Aussi les attaques de mardi ont-elles été accueillies par certaines spécialistes à Washington avec « frustration résignée ». « On a fait ce qu’on a pu », a déclaré une source à Weiss.

« La Belgique augmente le nombre de personnes affectées aux renseignements et au maintien de l’ordre », explique Adam Schiff, le plus haut démocrate de la commission de renseignements de la Chambre des représentants des États-Unis, « mais elle doit rattraper un retard, et on en voit les conséquences ». Selon les spécialistes américains, le problème se pose dans toute l’Europe.

Weiss cite l’expert en jihad français Gilles Kepel: « les jihadistes pensent que l’Europe est le talon d’Achille de l’Occident, et que la Belgique est le talon d’Achille d’Europe. » The Daily Beast cite plusieurs exemples : l’attentat au musée juif de Bruxelles, les armes utilisées par Amedy Coulibaly lors des attentats de janvier 2015 à Paris, l’attentat manqué sur le Thalys pour Paris où l’auteur est monté à Bruxelles, la contribution belge importante aux attentats de Paris en novembre. La Belgique a joué un rôle dans ces quatre attentats ou tentatives d’attentats.

25 enquêteurs par suspect

Aux États-Unis, on estime qu’il faut 20 à 25 personnes par suspect.
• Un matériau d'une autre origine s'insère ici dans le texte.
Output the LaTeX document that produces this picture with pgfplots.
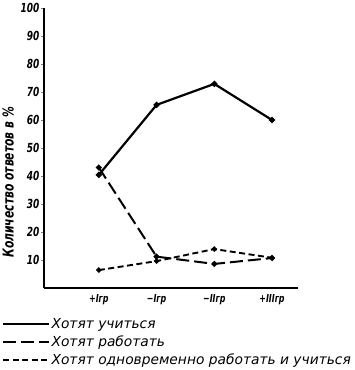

Selon The Daily Beast, Coulibaly avait 20 téléphones sur lui. Il fallait tous les suivre. La Belgique engage beaucoup moins de personnel. Et même quand elle recrute, les nouvelles personnes doivent d’abord suivre une formation.

Abdelhamid Abaaoud, le cerveau présumé des attentats de Paris, était impliqué dans quatre attentats et a pu s’échapper trois fois. Il était lié à la préparation de l’attentat contre le musée juif, la cellule démantelée à Verviers (tout de même un bon point pour les services de sécurité belges), l’attentat manqué contre le Thalys et les attentats de Paris.